The high temperature for Sunday is forecast at 84 degrees, the first time Fresno will have a high temperature under 85 degrees since June 11 — when the high was also 84.
Monday will be even cooler, with a forecast high of 83 degrees. But don’t start digging out those fleece jackets and wool socks quite yet — temperatures are forecast to climb back into the 90s for the remainder of next week.
This weekend’s mini-break from the heat “is a good sign that fall is knocking on our door,” Jim Andersen, a National Weather Service meteorologist in the Hanford office, told GV Wire on Thursday.
For those heading outdoors, skies should mostly be clear of wildfire smoke from the KNP Complex fire burning in Sequoia National Park east of Visalia and other fires around the state, Andersen said.
The departure of a high-pressure system will allow coastal air to pour into the Valley from the west, which should push wildfire smoke eastward, he said. However, there’s always a chance for a lull or wind shift that could cause the smoke to spiral back into the Valley.
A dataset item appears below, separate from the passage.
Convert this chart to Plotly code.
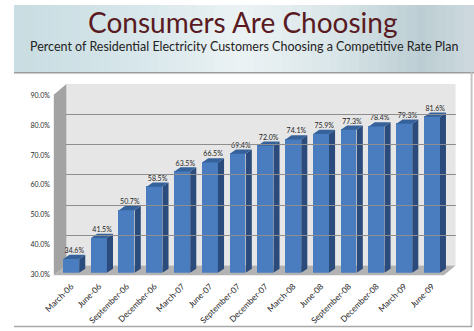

So keep an eye on local air quality conditions if you’re spending time outdoors, Andersen said.
You can check the air quality for any U.S. location at this link.
Hot Times, Summer in the City
The first half of September continued Fresno’s sizzling heat: a hottest-ever July, second-hottest June, and third-hottest (tie) August.
As of Wednesday, September’s average temperature was 83.6 degrees. Fresno’s hottest September was in 2012, when the average was 81.3 degrees, according to National Weather Service records.
Unless things cool down drastically in the final three months of this year, 2021 also could be a record-setting year for annual average temperature. The hottest year was 2014 when the average temperature was 69 degrees. The average for the first eight months of 2021 is 69.6 degrees.
The National Weather Service’s historical records, which begin in 1887, show that in the past nine years Fresno has recorded its hottest average temperatures (2014 followed by 2020, 2018, 2013, 2012, 2015, 2017, 2016, and 2019).
This year’s above-normal temperatures created another weather record — 68 days of temperature highs at 100 degrees or hotter, smashing the old mark 63 days set in 1984. Tuesday’s high was 100 degrees, marking the 68th day.
An End in Sight?
Andersen said that we could yet see more triple-digit weather.
“I kind of feel we may have seen the last of it, but we have known triple-digit days in October,” he said. “And especially with the summer we’re having, I would not want to go out on a limb. Prepare for the worst, and hope for the best.”
There might yet be some light at the end of this overheated tunnel. Andersen said longer-range forecasts include the development of weather patterns in Canada and the Gulf of Alaska that would push colder weather southward into California, “which is typical for fall.”
And maybe some much-needed rain this winter to moisten the drought-parched state?
“Hopefully that’s the case this year,” he said.